Publisher United States Department of State
Publication Date 24 February 2010
Cite as United States Department of State, Trafficking in Persons Interim Assessment - Venezuela, 24 February 2010, available at: https://www.refworld.org/docid/4b8e7a668.html [accessed 6 June 2023]
DisclaimerThis is not a UNHCR publication. UNHCR is not responsible for, nor does it necessarily endorse, its content. Any views expressed are solely those of the author or publisher and do not necessarily reflect those of UNHCR, the United Nations or its Member States.

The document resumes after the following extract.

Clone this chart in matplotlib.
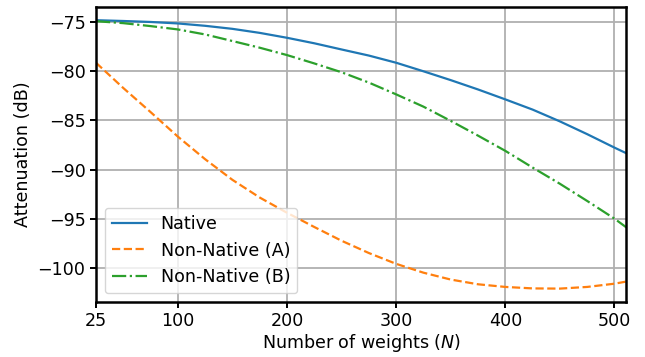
import matplotlib.pyplot as plt
import numpy as np

# antall vekter N og demping (dB) lest av figuren
N = [25, 50, 75, 100, 125, 150, 175, 200, 225, 250, 275, 300,
     325, 350, 375, 400, 425, 450, 475, 500, 511]

native = [-74.80, -74.88, -74.98, -75.13, -75.37, -75.68, -76.09, -76.59,
          -77.15, -77.78, -78.40, -79.13, -80.00, -80.90, -81.85, -82.86,
          -83.90, -85.10, -86.40, -87.77, -88.35]

non_native_a = [-79.13, -81.70, -84.15, -86.65, -88.95, -91.05, -92.85, -94.40,
                -95.85, -97.25, -98.50, -99.60, -100.50, -101.20, -101.68,
                -101.95, -102.10, -102.12, -101.95, -101.62, -101.40]

non_native_b = [-74.90, -75.10, -75.40, -75.74, -76.25, -76.92, -77.60, -78.35,
                -79.20, -80.10, -81.15, -82.35, -83.60, -85.05, -86.55, -88.10,
                -89.80, -91.45, -93.20, -95.00, -95.90]

xticks = [25, 100, 200, 300, 400, 500]

plt.rcParams['font.size'] = 12.6

fig = plt.figure(figsize=(6.45, 3.57), dpi=100)
ax = fig.add_axes([0.1488, 0.154, 0.9713 - 0.1488, 0.981 - 0.154])

ax.plot(N, native, '-', color='tab:blue', lw=1.6, label='Native')
ax.plot(N, non_native_a, '--', color='tab:orange', lw=1.6, label='Non-Native (A)')
ax.plot(N, non_native_b, '-.', color='tab:green', lw=1.6, label='Non-Native (B)')

ax.set_xlim(25, 511)
ax.set_xticks(xticks)
ax.grid(True, color='#b0b0b0', lw=1.3)
for s in ax.spines.values():
    s.set_linewidth(1.8)
ax.tick_params(width=1.4, length=4.5, pad=3)

ax.set_xlabel('Number of weights ($N$)', labelpad=1)
ax.set_ylabel('Attenuation (dB)')
ax.legend(loc='lower left')

fig.savefig('out.png', dpi=100)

[From the introductory text accompanying this report on the U.S. Department of State website: "In most cases, the Interim Assessment is intended to serve as a tool by which to gauge the anti-trafficking progress of countries that may be in danger of slipping a tier in the upcoming June 2010 TIP Report and to give them guidance on how to avoid a Tier 3 ranking. It is a tightly focused progress report, assessing the concrete actions a government has taken to address the key deficiencies highlighted in the June 2009 TIP Report. The Interim Assessment covers actions undertaken between the beginning of May – the cutoff for data covered in the June TIP Report – and November. Readers are requested to refer to the annual TIP Report for an analysis of large-scale efforts and a description of the trafficking problem in each particular country or territory."]

The Government of Venezuela has made no discernable progress in combating trafficking in persons since the release of the 2009 Report. The government declined to provide information on whether it had prosecuted any of the suspected trafficking offenders in the six investigations of transnational sex trafficking, one investigation of transnational labor trafficking, and one investigation of internal trafficking it opened in the previous reporting period or whether it has taken any action against officials who might be complicit in trafficking crimes. The Venezuelan government reported conducting 15 trafficking investigations and detaining 11 people for trafficking crimes in 2009, though it did not indicate how many of these occurred after April 2009. The government acknowledged that it has not amended its current anti-trafficking legislation, the 2007 Organic Law on the Right of Women to a Violence-Free Life, to prohibit the trafficking of men and boys, but it claimed that these crimes are adequately penalized under other active laws and internal protocols.

Government funding for victim shelters appears to remain severely limited, and no information was made available by the government as to whether its support for protective services had increased or otherwise changed. NGOs noted that the government-sponsored TIP hotline frequently does not work.